As Gyasi Zardes — who has four goals in seven games to lead the team — Milton Valenzuela and Cristian Martinez continue their orientation into the starting lineup, and Pedro Santos and Artur take on greater responsibilities in the offense, it’s clear the 31 goals lost with the departures of Justin Meram and Ola Kamara won’t be replaced overnight.
But the Crew’s eight goals in its first four games — for a 3-0-1 start — show what can happen when the team’s attacking players are in the right spots in the right moments.
“Gyasi obviously has started extremely well. Cristian and Pedro have done well to start, and then there has been a little cool-off period for everyone in the attack, so it’s growing pains,” midfielder Wil Trapp said. “We could sit here and be overly upset about everything or we could be just saying it’s unlucky, but it’s neither of those. It’s just something that we have to continue to work through and affect on the training field.”

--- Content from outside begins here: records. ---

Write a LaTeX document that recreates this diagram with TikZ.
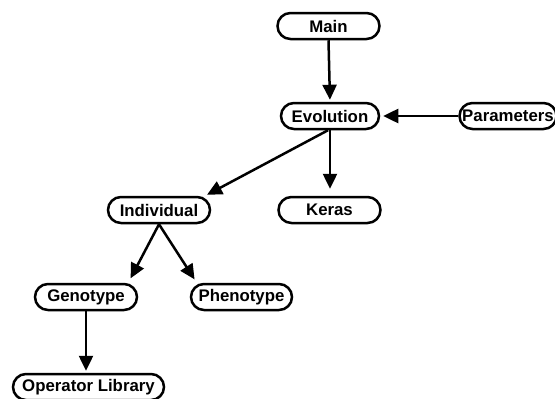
\documentclass[tikz,border=0pt]{standalone}
\usepackage{fontspec}
\setmainfont{Liberation Sans}
\usetikzlibrary{arrows.meta}
\begin{document}
\begin{tikzpicture}[x=1pt,y=-1pt,
  module/.style={draw, line width=2.5pt, rounded corners=13pt, minimum height=26pt,
    inner sep=0pt, font=\fontsize{16.8}{18}\selectfont\bfseries, fill=white},
  link/.style={line width=2.5pt, -{Triangle[length=15pt,width=14pt]}}]
\useasboundingbox (0,0) rectangle (555,399);
\node[module, minimum width=102pt] (main) at (328.5,26) {Main};
\node[module, minimum width=98pt] (evol) at (330,116) {Evolution};
\node[module, minimum width=97pt] (params) at (508,116) {Parameters};
\node[module, minimum width=102pt] (keras) at (329.5,210) {Keras};
\node[module, minimum width=102pt] (indiv) at (159,210) {Individual};
\node[module, minimum width=102pt] (geno) at (86,297) {Genotype};
\node[module, minimum width=101pt] (pheno) at (241.5,297) {Phenotype};
\node[module, minimum width=151pt] (oplib) at (88.5,387) {Operator Library};
\draw[link, shorten >=2pt] (main.south) -- (evol.north);
\draw[link, shorten >=3pt] (params.west) -- (evol.east);
\draw[link, shorten >=7pt] (evol.south) -- (evol.south |- keras.north);
\draw[link, shorten >=2pt] ([xshift=-2pt]evol.south) -- ([xshift=-6pt]indiv.north east);
\draw[link, shorten >=5pt] (indiv.south) -- ([xshift=-10pt]geno.north east);
\draw[link, shorten >=4pt] (indiv.south) -- ([xshift=7pt]pheno.north west);
\draw[link, shorten >=2pt] (geno.south) -- (geno.south |- oplib.north);
\end{tikzpicture}
\end{document}
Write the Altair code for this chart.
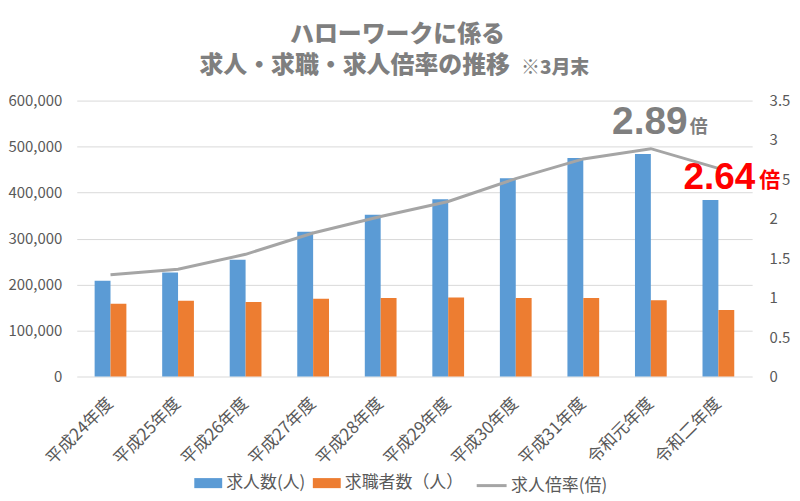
import altair as alt
import pandas as pd

# ---- data ----
years = ["平成24年度", "平成25年度", "平成26年度", "平成27年度", "平成28年度",
         "平成29年度", "平成30年度", "平成31年度", "令和元年度", "令和二年度"]
openings = [208000, 226000, 254000, 315000, 351500, 385500, 431000, 475000, 483600, 384000]
seekers = [158000, 165000, 162000, 169000, 170500, 172000, 170500, 170500, 166000, 144500]
ratio = [1.29, 1.36, 1.55, 1.82, 2.03, 2.22, 2.51, 2.76, 2.89, 2.64]

bar_series = ["求人数(人)", "求職者数（人）"]
line_series = "求人倍率(倍)"
left_ticks = [0, 100000, 200000, 300000, 400000, 500000, 600000]
right_ticks = [0, 0.5, 1, 1.5, 2, 2.5, 3, 3.5]
title_line1 = "ハローワークに係る"
title_line2 = "求人・求職・求人倍率の推移"
title_note = "※3月末"
unit = "倍"

# ---- tables ----
bar_df = pd.DataFrame({
    "年度": years * 2,
    "区分": [bar_series[0]] * len(years) + [bar_series[1]] * len(years),
    "人数": openings + seekers,
})
line_df = pd.DataFrame({"年度": years, "指標": line_series, "倍率": ratio})
ann_peak = pd.DataFrame({"年度": [years[8]], "倍率": [ratio[8]], "label": [f"{ratio[8]:.2f}"], "u": [unit]})
ann_last = pd.DataFrame({"年度": [years[9]], "倍率": [ratio[9]], "label": [f"{ratio[9]:.2f}"], "u": [unit]})

FONT = "Noto Sans CJK JP"
TXT = "#595959"
TITLE_C = "#7F7F7F"

x_enc = alt.X(
    "年度:N", sort=years,
    scale=alt.Scale(paddingInner=0.53, paddingOuter=0.265),
    axis=alt.Axis(labelAngle=-45, labelAlign="right", labelBaseline="middle",
                  labelFontSize=17, labelColor=TXT, labelFont=FONT,
                  domain=False, ticks=False, labelPadding=24, title=None),
)
y_ratio = alt.Y(
    "倍率:Q", scale=alt.Scale(domain=[0, 3.5]),
    axis=alt.Axis(orient="right", values=right_ticks, format=".1~f", grid=False,
                  domain=False, ticks=False, labelFontSize=15, labelColor=TXT,
                  labelFont=FONT, labelPadding=17, title=None),
)

bars = alt.Chart(bar_df).mark_bar().encode(
    x=x_enc,
    xOffset=alt.XOffset("区分:N", sort=bar_series),
    y=alt.Y("人数:Q", scale=alt.Scale(domain=[0, 600000]),
            axis=alt.Axis(values=left_ticks, format=",d", domain=False, ticks=False,
                          grid=True, gridColor="#D9D9D9", gridWidth=1,
                          labelFontSize=15, labelColor=TXT, labelFont=FONT,
                          labelPadding=15, title=None)),
    color=alt.Color("区分:N", sort=bar_series,
                    scale=alt.Scale(domain=bar_series, range=["#5B9BD5", "#ED7D31"]),
                    legend=alt.Legend(orient="none", legendX=118, legendY=370,
                                      direction="horizontal", title=None,
                                      symbolType="M-1,-0.36H1V0.36H-1Z", symbolSize=784,
                                      symbolStrokeWidth=0,
                                      labelFontSize=17, labelFont=FONT, labelColor=TXT,
                                      labelOffset=4, columnPadding=7)),
)

line = alt.Chart(line_df).mark_line(strokeWidth=3).encode(
    x=x_enc,
    y=y_ratio,
    stroke=alt.Stroke("指標:N",
                      scale=alt.Scale(domain=[line_series], range=["#A5A5A5"]),
                      legend=alt.Legend(orient="none", legendX=400, legendY=370,
                                        title=None, symbolType="stroke", symbolSize=900,
                                        symbolStrokeWidth=3,
                                        labelFontSize=17, labelFont=FONT, labelColor=TXT,
                                        labelOffset=3)),
)

peak_num = alt.Chart(ann_peak).mark_text(
    font="Liberation Sans", fontWeight="bold", fontSize=39, color=TITLE_C,
    align="right", baseline="alphabetic", dx=37, dy=-15,
).encode(x=x_enc, y=y_ratio, text="label:N")
peak_unit = alt.Chart(ann_peak).mark_text(
    font=FONT, fontWeight="bold", fontSize=18, color=TITLE_C,
    align="left", baseline="alphabetic", dx=39, dy=-16,
).encode(x=x_enc, y=y_ratio, text="u:N")
last_num = alt.Chart(ann_last).mark_text(
    font="Liberation Sans", fontWeight="bold", fontSize=37, color="#FF0000",
    align="right", baseline="alphabetic", dx=37, dy=21,
).encode(x=x_enc, y=y_ratio, text="label:N")
last_unit_bg = alt.Chart(ann_last).mark_text(
    font=FONT, fontWeight="bold", fontSize=21, color="#FFFFFF",
    stroke="#FFFFFF", strokeWidth=7, strokeJoin="round",
    align="left", baseline="alphabetic", dx=41, dy=19,
).encode(x=x_enc, y=y_ratio, text="u:N")
last_unit = alt.Chart(ann_last).mark_text(
    font=FONT, fontWeight="bold", fontSize=21, color="#FF0000",
    align="left", baseline="alphabetic", dx=41, dy=19,
).encode(x=x_enc, y=y_ratio, text="u:N")

t1 = alt.Chart(pd.DataFrame({"t": [title_line1]})).mark_text(
    font=FONT, fontWeight=900, fontSize=24, color=TITLE_C, align="center", baseline="middle",
).encode(x=alt.value(322), y=alt.value(-66), text="t:N")
t2 = alt.Chart(pd.DataFrame({"t": [title_line2]})).mark_text(
    font=FONT, fontWeight=900, fontSize=24, color=TITLE_C, align="center", baseline="middle",
).encode(x=alt.value(279), y=alt.value(-35), text="t:N")
t3 = alt.Chart(pd.DataFrame({"t": [title_note]})).mark_text(
    font=FONT, fontWeight=900, fontSize=19, color=TITLE_C, align="left", baseline="middle",
).encode(x=alt.value(446), y=alt.value(-33), text="t:N")

right_layer = alt.layer(line, peak_num, peak_unit, last_num, last_unit_bg, last_unit)

chart = alt.layer(bars, right_layer, t1, t2, t3).resolve_scale(
    y="independent"
).properties(
    width=678, height=277,
    autosize=alt.AutoSizeParams(type="none"),
    padding={"left": 69, "top": 92, "right": 40, "bottom": 120},
).configure_view(stroke=None)

chart.save("out.html", embed_options={"renderer": "svg", "actions": False})
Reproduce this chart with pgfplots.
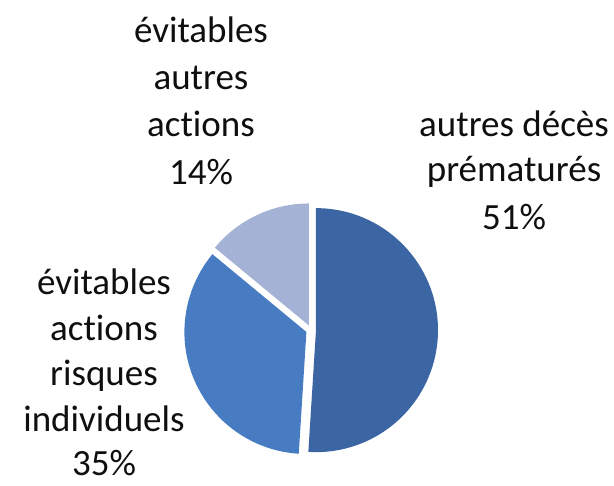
\documentclass[border=0pt]{standalone}
\usepackage{pgfplots}
\pgfplotsset{compat=1.18}
\usepackage{fontspec}
\setmainfont[Ligatures=NoCommon]{Carlito}

\definecolor{sliceA}{RGB}{60,102,163}
\definecolor{sliceB}{RGB}{72,124,194}
\definecolor{sliceC}{RGB}{163,178,213}
\definecolor{txt}{RGB}{15,15,15}

\tikzset{lbl/.style={font=\fontsize{37}{46.5}\selectfont, text=txt, inner sep=0pt, anchor=base}}

\begin{document}
\begin{tikzpicture}
% shares in percent
\def\vA{51}\def\vB{35}\def\vC{14}
\pgfmathsetmacro\aA{90}
\pgfmathsetmacro\aB{\aA-3.6*\vA}
\pgfmathsetmacro\aC{\aB-3.6*\vB}
\pgfmathsetmacro\aD{\aC-3.6*\vC}
\pgfmathsetmacro\mA{(\aA+\aB)/2}
\pgfmathsetmacro\mB{(\aB+\aC)/2}
\pgfmathsetmacro\mC{(\aC+\aD)/2}
\def\cx{311}\def\cy{156}\def\r{122pt}\def\ex{5pt}
\begin{axis}[
    x=1pt, y=1pt,
    xmin=0, xmax=614, ymin=0, ymax=486,
    hide axis, clip=false,
]
% invisible frame so the page keeps the full size
\path (axis cs:0,0) rectangle (axis cs:614,486);

\fill[sliceA, shift={(\mA:\ex)}] (axis cs:\cx,\cy) -- ++(\aA:\r) arc[start angle=\aA, end angle=\aB, radius=\r] -- cycle;
\fill[sliceB, shift={(\mB:\ex)}] (axis cs:\cx,\cy) -- ++(\aB:\r) arc[start angle=\aB, end angle=\aC, radius=\r] -- cycle;
\fill[sliceC, shift={(\mC:\ex)}] (axis cs:\cx,\cy) -- ++(\aC:\r) arc[start angle=\aC, end angle=\aD, radius=\r] -- cycle;

% labels
\node[lbl] at (axis cs:201,443) {évitables};
\node[lbl] at (axis cs:201,396) {autres};
\node[lbl] at (axis cs:201,349) {actions};
\node[lbl] at (axis cs:201,301) {\vC\%};

\node[lbl] at (axis cs:514,349) {autres décès};
\node[lbl] at (axis cs:514,304) {prématurés};
\node[lbl] at (axis cs:514,256) {\vA\%};

\node[lbl] at (axis cs:104,191) {évitables};
\node[lbl] at (axis cs:104,145) {actions};
\node[lbl] at (axis cs:104,100) {risques};
\node[lbl] at (axis cs:104,54) {individuels};
\node[lbl] at (axis cs:104,10) {\vB\%};
\end{axis}
\end{tikzpicture}
\end{document}
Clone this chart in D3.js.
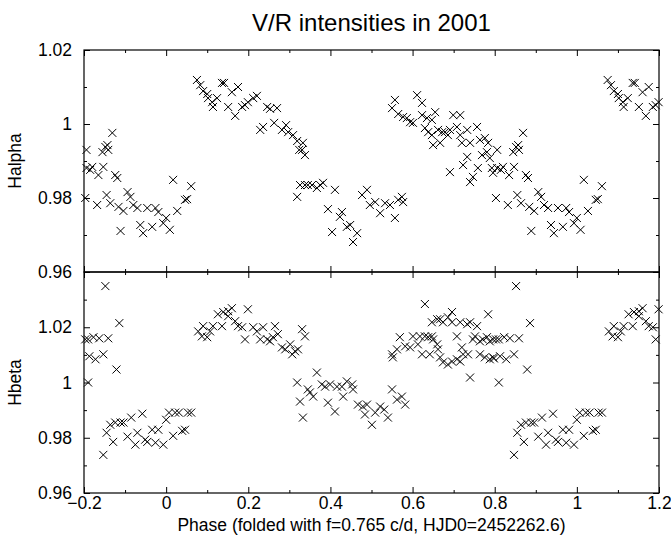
<!DOCTYPE html>
<html>
<head>
<meta charset="utf-8">
<script src="https://cdn.jsdelivr.net/npm/d3@7"></script>
<style>
  body { margin: 0; background: #fff; }
  text { font-family: "Liberation Sans", Arial, Helvetica, sans-serif; fill: #000; }
</style>
</head>
<body>
<div id="chart"></div>
<script>
// V/R intensities, [phase, V/R] with phase in [0,1)
const halpha = [
  [0.000,0.9746],[0.009,0.9714],[0.017,0.9849],[0.027,0.9765],[0.046,0.9795],[0.051,0.9797],[0.061,0.9832],
  [0.075,1.0119],[0.083,1.0105],[0.090,1.0089],[0.100,1.0081],[0.102,1.0070],[0.112,1.0059],[0.114,1.0046],[0.124,1.0070],
  [0.136,1.0111],[0.141,1.0111],[0.151,1.0046],[0.160,1.0086],[0.168,1.0022],[0.175,1.0100],[0.185,1.0046],[0.192,1.0051],
  [0.199,1.0059],[0.212,1.0070],[0.221,1.0076],[0.229,0.9984],[0.236,0.9992],[0.246,1.0046],[0.253,1.0041],[0.263,1.0003],
  [0.270,1.0043],[0.282,0.9984],[0.292,0.9997],[0.297,0.9978],[0.309,0.9970],[0.319,0.9954],[0.324,0.9930],[0.331,0.9930],
  [0.333,0.9949],[0.338,0.9916],
  [0.319,0.9803],[0.326,0.9835],[0.338,0.9835],[0.345,0.9835],[0.355,0.9835],[0.367,0.9827],[0.375,0.9835],[0.382,0.9841],
  [0.394,0.9770],[0.404,0.9708],[0.411,0.9822],[0.423,0.9749],[0.428,0.9762],[0.440,0.9722],[0.448,0.9727],[0.455,0.9681],
  [0.465,0.9705],[0.477,0.9808],[0.489,0.9822],[0.496,0.9781],[0.509,0.9789],[0.521,0.9759],[0.533,0.9786],[0.545,0.9781],
  [0.557,0.9746],[0.565,0.9795],[0.574,0.9803],[0.577,0.9789],
  [0.550,1.0043],[0.557,1.0065],[0.565,1.0027],[0.577,1.0019],[0.586,1.0016],[0.594,1.0005],[0.601,1.0003],[0.611,1.0078],
  [0.623,1.0057],[0.623,1.0024],[0.630,0.9989],[0.635,1.0016],[0.638,0.9978],[0.647,0.9970],[0.647,1.0011],[0.650,0.9943],
  [0.655,1.0032],[0.662,0.9984],[0.667,0.9949],[0.672,0.9978],[0.679,0.9978],[0.686,0.9970],[0.691,0.9984],[0.691,0.9870],
  [0.699,1.0024],[0.708,0.9992],[0.716,1.0024],[0.716,0.9970],[0.720,0.9949],[0.723,0.9889],[0.733,0.9984],[0.733,0.9911],
  [0.740,0.9949],[0.740,0.9843],[0.747,0.9857],[0.757,0.9992],[0.759,0.9881],[0.764,0.9957],[0.769,0.9916],[0.776,0.9962],
  [0.781,0.9924],[0.784,0.9949],[0.788,0.9908],[0.793,0.9881],[0.796,0.9868],[0.806,0.9930],[0.806,0.9881],[0.815,0.9876],
  [0.820,0.9884],[0.835,0.9862],[0.845,0.9924],[0.847,0.9884],[0.852,0.9938],[0.857,0.9943],[0.859,0.9930],[0.869,0.9976],
  [0.876,0.9862],[0.881,0.9854],
  [0.803,0.9800],[0.832,0.9781],[0.855,0.9808],[0.864,0.9786],[0.884,0.9776],[0.889,0.9711],[0.896,0.9765],[0.906,0.9816],
  [0.913,0.9803],[0.920,0.9781],[0.930,0.9773],[0.937,0.9727],[0.944,0.9705],[0.954,0.9773],[0.966,0.9722],[0.974,0.9773],
  [0.981,0.9762],[0.993,0.9732]
];

const hbeta = [
  [0.000,0.9865],[0.007,0.9891],[0.017,0.9807],[0.022,0.9891],[0.031,0.9891],[0.039,0.9825],[0.046,0.9829],[0.053,0.9891],
  [0.061,0.9891],
  [0.078,1.0185],[0.087,1.0167],[0.090,1.0204],[0.100,1.0164],[0.107,1.0185],[0.114,1.0204],[0.126,1.0247],[0.136,1.0204],
  [0.139,1.0255],[0.151,1.0258],[0.151,1.0240],[0.160,1.0269],[0.168,1.0222],[0.175,1.0204],[0.185,1.0200],[0.192,1.0156],
  [0.199,1.0265],[0.212,1.0200],[0.221,1.0185],[0.229,1.0156],[0.236,1.0200],[0.246,1.0156],[0.253,1.0149],[0.260,1.0164],
  [0.265,1.0204],[0.272,1.0175],[0.282,1.0127],[0.290,1.0120],[0.302,1.0138],[0.307,1.0102],[0.314,1.0113],[0.321,1.0120],
  [0.331,1.0193],[0.338,1.0167],
  [0.319,1.0000],[0.326,0.9931],[0.333,0.9873],[0.345,0.9975],[0.350,0.9964],[0.358,0.9949],[0.367,1.0036],[0.379,0.9993],
  [0.387,0.9985],[0.394,0.9927],[0.399,0.9993],[0.411,0.9895],[0.416,0.9985],[0.428,0.9985],[0.431,0.9949],[0.440,1.0004],
  [0.453,0.9993],[0.455,0.9975],[0.467,0.9920],[0.479,0.9913],[0.484,0.9884],[0.489,0.9920],[0.501,0.9847],[0.509,0.9891],
  [0.521,0.9913],[0.531,0.9902],[0.540,0.9873],[0.550,0.9975],[0.562,0.9938],[0.574,0.9949],[0.582,0.9920],
  [0.550,1.0102],[0.552,1.0091],[0.562,1.0120],[0.569,1.0164],[0.582,1.0131],[0.594,1.0127],[0.601,1.0167],[0.613,1.0138],
  [0.618,1.0167],[0.623,1.0102],[0.630,1.0284],[0.630,1.0167],[0.638,1.0164],[0.642,1.0102],[0.647,1.0218],[0.647,1.0167],
  [0.650,1.0156],[0.660,1.0229],[0.660,1.0138],[0.662,1.0120],[0.667,1.0229],[0.667,1.0091],[0.674,1.0218],[0.674,1.0073],
  [0.686,1.0236],[0.686,1.0065],[0.696,1.0255],[0.696,1.0218],[0.696,1.0076],[0.708,1.0167],[0.708,1.0084],[0.716,1.0218],
  [0.716,1.0076],[0.720,1.0127],[0.723,1.0102],[0.733,1.0211],[0.735,1.0102],[0.740,1.0218],[0.740,1.0018],[0.747,1.0156],
  [0.752,1.0167],[0.757,1.0204],[0.764,1.0149],[0.764,1.0102],[0.771,1.0156],[0.776,1.0091],[0.781,1.0164],[0.784,1.0247],
  [0.788,1.0149],[0.788,1.0084],[0.796,1.0156],[0.796,1.0091],
  [0.798,1.0087],[0.803,1.0156],[0.810,1.0156],[0.810,1.0000],[0.813,1.0095],[0.823,1.0164],[0.828,1.0084],[0.837,1.0160],
  [0.847,1.0102],[0.852,1.0349],[0.859,1.0160],[0.879,1.0047],[0.886,1.0215],
  [0.847,0.9738],[0.855,0.9818],[0.864,0.9847],[0.871,0.9785],[0.876,0.9855],[0.889,0.9855],[0.896,0.9855],[0.906,0.9804],
  [0.915,0.9873],[0.925,0.9775],[0.930,0.9818],[0.942,0.9887],[0.949,0.9793],[0.954,0.9785],[0.966,0.9829],[0.974,0.9782],
  [0.981,0.9829],[0.993,0.9775]
];

const xTicks = [-0.2, 0, 0.2, 0.4, 0.6, 0.8, 1, 1.2];
const xMinorTicks = [-0.1, 0.1, 0.3, 0.5, 0.7, 0.9, 1.1];
const halphaTicks = [0.96, 0.98, 1, 1.02];
const halphaMinor = [0.97, 0.99, 1.01];
const hbetaTicks = [0.96, 0.98, 1, 1.02, 1.04];
const hbetaLabels = [0.96, 0.98, 1, 1.02];
const hbetaMinor = [0.97, 0.99, 1.01, 1.03];

const width = 671, height = 545;
const left = 84, right = 659;

let svg = d3.select("#chart")
    .append("svg")
    .attr("width", width)
    .attr("height", height)

let x = d3.scaleLinear().domain([-0.2, 1.2]).range([left, right]);

// each phase point is also drawn one cycle earlier / later, like the folded plot
function folded(data) {
    let out = [];
    data.forEach(d => {
        [-1, 0, 1].forEach(k => {
            let p = d[0] + k;
            if (p >= -0.2 && p <= 1.2) out.push([p, d[1]]);
        });
    });
    return out;
}

function panel(data, yDomain, top, bottom, majors, labels, minors, name, showX) {
    let y = d3.scaleLinear().domain(yDomain).range([bottom, top]);
    let g = svg.append("g");
    let fmt = d3.format("");

    // y axis left (labels) and right (mirror)
    g.append("g")
        .attr("transform", "translate(" + left + ",0)")
        .call(d3.axisLeft(y).tickValues(majors).tickSize(-6).tickPadding(12)
            .tickFormat(d => labels.includes(d) ? fmt(d) : ""));
    g.append("g")
        .attr("transform", "translate(" + left + ",0)")
        .call(d3.axisLeft(y).tickValues(minors).tickSize(-3).tickFormat(""));
    g.append("g")
        .attr("transform", "translate(" + right + ",0)")
        .call(d3.axisRight(y).tickValues(majors).tickSize(-6).tickFormat(""));
    g.append("g")
        .attr("transform", "translate(" + right + ",0)")
        .call(d3.axisRight(y).tickValues(minors).tickSize(-3).tickFormat(""));

    // x axis bottom and top
    let xb = g.append("g")
        .attr("transform", "translate(0," + bottom + ")")
        .call(d3.axisBottom(x).tickValues(xTicks).tickSize(-6).tickPadding(4)
            .tickFormat(showX ? fmt : ""));
    g.append("g")
        .attr("transform", "translate(0," + bottom + ")")
        .call(d3.axisBottom(x).tickValues(xMinorTicks).tickSize(-3).tickFormat(""));
    g.append("g")
        .attr("transform", "translate(0," + top + ")")
        .call(d3.axisTop(x).tickValues(xTicks).tickSize(-6).tickFormat(""));
    g.append("g")
        .attr("transform", "translate(0," + top + ")")
        .call(d3.axisTop(x).tickValues(xMinorTicks).tickSize(-3).tickFormat(""));

    g.selectAll(".domain").remove();
    g.selectAll(".tick line").attr("stroke", "#000").attr("stroke-width", 1);
    g.selectAll(".tick text")
        .style("font-size", "17.5px")
        .style("font-family", "'Liberation Sans', Arial, sans-serif")
        .attr("fill", "#000");

    g.append("rect")
        .attr("x", left)
        .attr("y", top)
        .attr("width", right - left)
        .attr("height", bottom - top)
        .attr("fill", "none")
        .attr("stroke", "#000")
        .attr("stroke-width", 1.2);

    g.append("g")
        .selectAll("path")
        .data(folded(data))
        .enter()
        .append("path")
        .attr("transform", d => "translate(" + x(d[0]) + "," + y(d[1]) + ")")
        .attr("d", "M-4,-4L4,4M-4,4L4,-4")
        .attr("stroke", "#000")
        .attr("stroke-width", 1)
        .attr("fill", "none");

    svg.append("text")
        .attr("transform", "translate(21," + ((top + bottom) / 2) + ") rotate(-90)")
        .attr("text-anchor", "middle")
        .style("font-size", "17.5px")
        .text(name);
}

panel(halpha, [0.96, 1.02], 50, 272, halphaTicks, halphaTicks, halphaMinor, "Halpha", false);
panel(hbeta, [0.96, 1.04], 272, 493, hbetaTicks, hbetaLabels, hbetaMinor, "Hbeta", true);

svg.append("text")
    .attr("x", (left + right) / 2)
    .attr("y", 31)
    .attr("text-anchor", "middle")
    .style("font-size", "24px")
    .text("V/R intensities in 2001");

svg.append("text")
    .attr("x", (left + right) / 2)
    .attr("y", 531)
    .attr("text-anchor", "middle")
    .style("font-size", "17.5px")
    .text("Phase (folded with f=0.765 c/d, HJD0=2452262.6)");
</script>
</body>
</html>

Some, like Santos, are working on shooting more as they take on more of the scoring burden. Artur continues to sharpen his offensive skill set. And Martinez hopes his efforts on the practice field translate to something tangible on game day, specifically his first goal of 2018.
“Anytime the team does well I feel good, but at the same time I feel a little bit of a burden because I want to contribute to the team,” Martinez said through a team translator. “I want to score my first goal.”